# Dataset section
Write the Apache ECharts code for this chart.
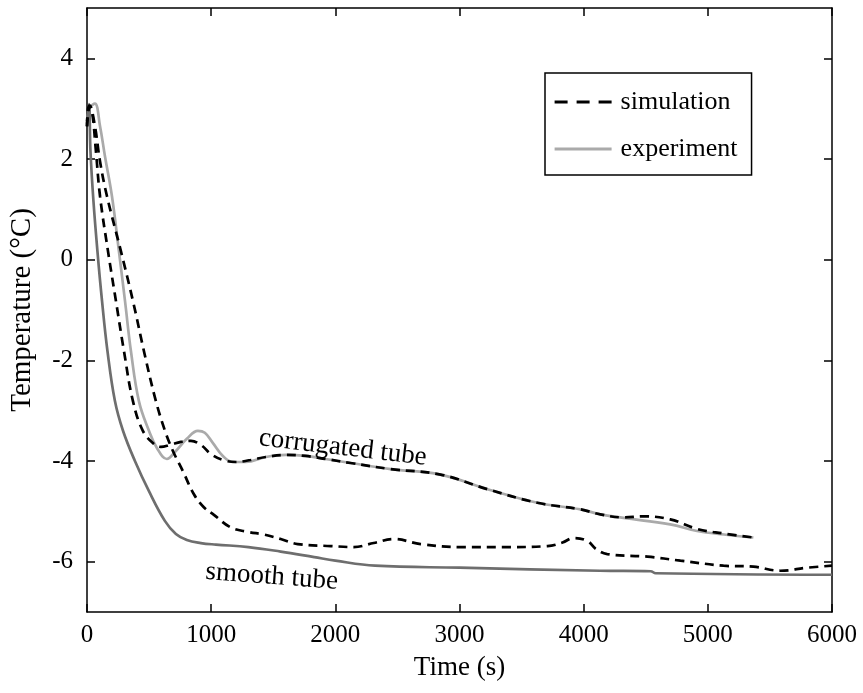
<!DOCTYPE html>
<html>
<head>
<meta charset="utf-8">
<script src="https://cdn.jsdelivr.net/npm/echarts@6/dist/echarts.min.js"></script>
<style>
  html, body { margin: 0; padding: 0; background: #fff; }
  #chart { width: 863px; height: 693px; }
</style>
</head>
<body>
<div id="chart"></div>
<script>
// time (s), temperature (°C)
const corrugatedExp = [
  [0, 2.7], [24, 3.02], [64, 3.1], [105, 2.65], [145, 2.05], [201, 1.26], [257, 0.17],
  [306, -0.82], [354, -1.82], [418, -2.81], [499, -3.4], [563, -3.74], [643, -3.96],
  [716, -3.8], [804, -3.56], [893, -3.4], [949, -3.44], [1013, -3.64], [1094, -3.9],
  [1174, -4.02], [1279, -4.02], [1440, -3.92], [1600, -3.88], [1761, -3.9], [1922, -3.96],
  [2123, -4.04], [2445, -4.16], [2848, -4.27], [3225, -4.56], [3627, -4.83], [3973, -4.96],
  [4134, -5.06], [4320, -5.13], [4697, -5.26], [4914, -5.39], [5130, -5.46], [5367, -5.52]
];
const smoothExp = [
  [0, 2.75], [16, 3.09], [28, 2.15], [52, 1.16], [84, 0.17], [121, -0.82], [165, -1.82],
  [225, -2.81], [290, -3.4], [386, -4.0], [499, -4.6], [627, -5.19], [716, -5.45],
  [804, -5.57], [917, -5.63], [1038, -5.66], [1300, -5.71], [1560, -5.8], [1830, -5.91],
  [2000, -5.98], [2320, -6.08], [3000, -6.12], [4130, -6.18], [4540, -6.19], [4580, -6.23],
  [6000, -6.26]
];
const corrugatedSim = [
  [0, 2.65], [16, 3.06], [40, 2.95], [72, 2.15], [105, 1.26], [169, 0.17], [233, -0.82],
  [298, -1.82], [370, -2.81], [450, -3.4], [539, -3.66], [595, -3.72], [668, -3.68],
  [756, -3.62], [837, -3.6], [917, -3.68], [997, -3.86], [1094, -3.98], [1199, -4.02],
  [1319, -3.98], [1440, -3.92], [1600, -3.88], [1761, -3.9], [1922, -3.96], [2123, -4.04],
  [2445, -4.16], [2848, -4.27], [3225, -4.56], [3627, -4.83], [3973, -4.96], [4134, -5.06],
  [4320, -5.12], [4480, -5.1], [4697, -5.16], [4914, -5.35], [5126, -5.44], [5367, -5.52]
];
const smoothSim = [
  [0, 2.65], [24, 3.06], [64, 2.65], [105, 1.95], [161, 1.26], [273, 0.17], [370, -0.82],
  [467, -1.91], [555, -2.81], [628, -3.4], [692, -3.8], [772, -4.2], [861, -4.66],
  [941, -4.92], [1022, -5.07], [1158, -5.32], [1300, -5.41], [1424, -5.46], [1560, -5.55],
  [1697, -5.65], [1963, -5.69], [2148, -5.71], [2309, -5.63], [2470, -5.55], [2687, -5.65],
  [3008, -5.71], [3400, -5.71], [3708, -5.69], [3830, -5.62], [3917, -5.53], [4030, -5.59],
  [4100, -5.75], [4190, -5.85], [4513, -5.9], [4779, -5.98], [5126, -6.08], [5367, -6.1],
  [5584, -6.18], [5800, -6.12], [6000, -6.08]
];
const yTicks = [-6, -4, -2, 0, 2, 4];
const legendNames = ['simulation', 'experiment'];
const curveLabels = [
  { text: 'corrugated tube', at: [2060, -3.74], angle: -0.117 },
  { text: 'smooth tube', at: [1488, -6.3], angle: -0.075 }
];

const font = 'Liberation Serif, Times New Roman, serif';
const myChart = echarts.init(document.getElementById('chart'), null, { renderer: 'canvas' });

const xBase = {
  type: 'value', min: 0, max: 6000, interval: 1000,
  axisLine: { onZero: false, lineStyle: { color: '#000', width: 1.5 } },
  axisTick: { inside: true, length: 8, lineStyle: { color: '#000', width: 1.5 } },
  splitLine: { show: false }
};
const yBase = {
  type: 'value', min: -7, max: 5,
  axisLine: { onZero: false, lineStyle: { color: '#000', width: 1.5 } },
  axisTick: { inside: true, length: 8, customValues: yTicks, lineStyle: { color: '#000', width: 1.5 } },
  splitLine: { show: false }
};

function lineSeries(name, data, color, dashed) {
  return {
    name: name,
    type: 'line',
    data: data,
    symbol: 'none',
    smooth: 0.4,
    z: dashed ? 3 : 2,
    lineStyle: { color: color, width: 2.7, type: dashed ? [9, 6] : 'solid' },
    itemStyle: { color: color }
  };
}

const option = {
  animation: false,
  grid: { left: 86, right: 31, top: 8, bottom: 81 },
  legend: {
    data: [
      { name: legendNames[0], lineStyle: { type: [13, 9], width: 3.2 } },
      { name: legendNames[1], lineStyle: { width: 3.2 } }
    ],
    orient: 'vertical',
    left: 545,
    top: 73,
    itemWidth: 57,
    itemHeight: 14,
    itemGap: 21,
    padding: [16, 14, 13, 8],
    borderColor: '#000',
    borderWidth: 1.5,
    itemStyle: { opacity: 0 },
    textStyle: { fontFamily: font, fontSize: 26, color: '#000', padding: [0, 0, 0, 4] }
  },
  xAxis: [
    Object.assign({}, xBase, {
      position: 'bottom',
      name: 'Time (s)', nameLocation: 'middle', nameGap: 42,
      nameTextStyle: { fontFamily: font, fontSize: 27, color: '#000' },
      axisLabel: { fontFamily: font, fontSize: 25, color: '#000', margin: 11, formatter: function (v) { return String(v); } }
    }),
    Object.assign({}, xBase, { position: 'top', axisLabel: { show: false } })
  ],
  yAxis: [
    Object.assign({}, yBase, {
      position: 'left',
      name: 'Temperature (°C)', nameLocation: 'middle', nameGap: 50,
      nameTextStyle: { fontFamily: font, fontSize: 29, color: '#000' },
      axisLabel: { customValues: yTicks, fontFamily: font, fontSize: 25, color: '#000', margin: 14 }
    }),
    Object.assign({}, yBase, { position: 'right', axisLabel: { show: false } })
  ],
  series: [
    lineSeries('experiment', corrugatedExp, '#aaaaaa', false),
    lineSeries('experiment', smoothExp, '#6e6e6e', false),
    lineSeries('simulation', corrugatedSim, '#000000', true),
    lineSeries('simulation', smoothSim, '#000000', true)
  ]
};

myChart.setOption(option);

// curve labels placed in data space
myChart.setOption({
  graphic: curveLabels.map(function (c) {
    const p = myChart.convertToPixel({ xAxisIndex: 0, yAxisIndex: 0 }, c.at);
    return {
      type: 'text', x: p[0], y: p[1], rotation: c.angle, z: 10,
      style: { text: c.text, fontFamily: font, fontSize: 27, fill: '#000', align: 'center', verticalAlign: 'middle' }
    };
  })
});
</script>
</body>
</html>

# Task goal
All of the data needs repeating exactly, but the pictures do not.

# Complete answer
Write the Apache ECharts code for this chart.
<!DOCTYPE html>
<html>
<head>
<meta charset="utf-8">
<script src="https://cdn.jsdelivr.net/npm/echarts@6/dist/echarts.min.js"></script>
<style>
  html, body { margin: 0; padding: 0; background: #fff; }
  #chart { width: 863px; height: 693px; }
</style>
</head>
<body>
<div id="chart"></div>
<script>
// time (s), temperature (°C)
const corrugatedExp = [
  [0, 2.7], [24, 3.02], [64, 3.1], [105, 2.65], [145, 2.05], [201, 1.26], [257, 0.17],
  [306, -0.82], [354, -1.82], [418, -2.81], [499, -3.4], [563, -3.74], [643, -3.96],
  [716, -3.8], [804, -3.56], [893, -3.4], [949, -3.44], [1013, -3.64], [1094, -3.9],
  [1174, -4.02], [1279, -4.02], [1440, -3.92], [1600, -3.88], [1761, -3.9], [1922, -3.96],
  [2123, -4.04], [2445, -4.16], [2848, -4.27], [3225, -4.56], [3627, -4.83], [3973, -4.96],
  [4134, -5.06], [4320, -5.13], [4697, -5.26], [4914, -5.39], [5130, -5.46], [5367, -5.52]
];
const smoothExp = [
  [0, 2.75], [16, 3.09], [28, 2.15], [52, 1.16], [84, 0.17], [121, -0.82], [165, -1.82],
  [225, -2.81], [290, -3.4], [386, -4.0], [499, -4.6], [627, -5.19], [716, -5.45],
  [804, -5.57], [917, -5.63], [1038, -5.66], [1300, -5.71], [1560, -5.8], [1830, -5.91],
  [2000, -5.98], [2320, -6.08], [3000, -6.12], [4130, -6.18], [4540, -6.19], [4580, -6.23],
  [6000, -6.26]
];
const corrugatedSim = [
  [0, 2.65], [16, 3.06], [40, 2.95], [72, 2.15], [105, 1.26], [169, 0.17], [233, -0.82],
  [298, -1.82], [370, -2.81], [450, -3.4], [539, -3.66], [595, -3.72], [668, -3.68],
  [756, -3.62], [837, -3.6], [917, -3.68], [997, -3.86], [1094, -3.98], [1199, -4.02],
  [1319, -3.98], [1440, -3.92], [1600, -3.88], [1761, -3.9], [1922, -3.96], [2123, -4.04],
  [2445, -4.16], [2848, -4.27], [3225, -4.56], [3627, -4.83], [3973, -4.96], [4134, -5.06],
  [4320, -5.12], [4480, -5.1], [4697, -5.16], [4914, -5.35], [5126, -5.44], [5367, -5.52]
];
const smoothSim = [
  [0, 2.65], [24, 3.06], [64, 2.65], [105, 1.95], [161, 1.26], [273, 0.17], [370, -0.82],
  [467, -1.91], [555, -2.81], [628, -3.4], [692, -3.8], [772, -4.2], [861, -4.66],
  [941, -4.92], [1022, -5.07], [1158, -5.32], [1300, -5.41], [1424, -5.46], [1560, -5.55],
  [1697, -5.65], [1963, -5.69], [2148, -5.71], [2309, -5.63], [2470, -5.55], [2687, -5.65],
  [3008, -5.71], [3400, -5.71], [3708, -5.69], [3830, -5.62], [3917, -5.53], [4030, -5.59],
  [4100, -5.75], [4190, -5.85], [4513, -5.9], [4779, -5.98], [5126, -6.08], [5367, -6.1],
  [5584, -6.18], [5800, -6.12], [6000, -6.08]
];
const yTicks = [-6, -4, -2, 0, 2, 4];
const legendNames = ['simulation', 'experiment'];
const curveLabels = [
  { text: 'corrugated tube', at: [2060, -3.74], angle: -0.117 },
  { text: 'smooth tube', at: [1488, -6.3], angle: -0.075 }
];

const font = 'Liberation Serif, Times New Roman, serif';
const myChart = echarts.init(document.getElementById('chart'), null, { renderer: 'canvas' });

const xBase = {
  type: 'value', min: 0, max: 6000, interval: 1000,
  axisLine: { onZero: false, lineStyle: { color: '#000', width: 1.5 } },
  axisTick: { inside: true, length: 8, lineStyle: { color: '#000', width: 1.5 } },
  splitLine: { show: false }
};
const yBase = {
  type: 'value', min: -7, max: 5,
  axisLine: { onZero: false, lineStyle: { color: '#000', width: 1.5 } },
  axisTick: { inside: true, length: 8, customValues: yTicks, lineStyle: { color: '#000', width: 1.5 } },
  splitLine: { show: false }
};

function lineSeries(name, data, color, dashed) {
  return {
    name: name,
    type: 'line',
    data: data,
    symbol: 'none',
    smooth: 0.4,
    z: dashed ? 3 : 2,
    lineStyle: { color: color, width: 2.7, type: dashed ? [9, 6] : 'solid' },
    itemStyle: { color: color }
  };
}

const option = {
  animation: false,
  grid: { left: 86, right: 31, top: 8, bottom: 81 },
  legend: {
    data: [
      { name: legendNames[0], lineStyle: { type: [13, 9], width: 3.2 } },
      { name: legendNames[1], lineStyle: { width: 3.2 } }
    ],
    orient: 'vertical',
    left: 545,
    top: 73,
    itemWidth: 57,
    itemHeight: 14,
    itemGap: 21,
    padding: [16, 14, 13, 8],
    borderColor: '#000',
    borderWidth: 1.5,
    itemStyle: { opacity: 0 },
    textStyle: { fontFamily: font, fontSize: 26, color: '#000', padding: [0, 0, 0, 4] }
  },
  xAxis: [
    Object.assign({}, xBase, {
      position: 'bottom',
      name: 'Time (s)', nameLocation: 'middle', nameGap: 42,
      nameTextStyle: { fontFamily: font, fontSize: 27, color: '#000' },
      axisLabel: { fontFamily: font, fontSize: 25, color: '#000', margin: 11, formatter: function (v) { return String(v); } }
    }),
    Object.assign({}, xBase, { position: 'top', axisLabel: { show: false } })
  ],
  yAxis: [
    Object.assign({}, yBase, {
      position: 'left',
      name: 'Temperature (°C)', nameLocation: 'middle', nameGap: 50,
      nameTextStyle: { fontFamily: font, fontSize: 29, color: '#000' },
      axisLabel: { customValues: yTicks, fontFamily: font, fontSize: 25, color: '#000', margin: 14 }
    }),
    Object.assign({}, yBase, { position: 'right', axisLabel: { show: false } })
  ],
  series: [
    lineSeries('experiment', corrugatedExp, '#aaaaaa', false),
    lineSeries('experiment', smoothExp, '#6e6e6e', false),
    lineSeries('simulation', corrugatedSim, '#000000', true),
    lineSeries('simulation', smoothSim, '#000000', true)
  ]
};

myChart.setOption(option);

// curve labels placed in data space
myChart.setOption({
  graphic: curveLabels.map(function (c) {
    const p = myChart.convertToPixel({ xAxisIndex: 0, yAxisIndex: 0 }, c.at);
    return {
      type: 'text', x: p[0], y: p[1], rotation: c.angle, z: 10,
      style: { text: c.text, fontFamily: font, fontSize: 27, fill: '#000', align: 'center', verticalAlign: 'middle' }
    };
  })
});
</script>
</body>
</html>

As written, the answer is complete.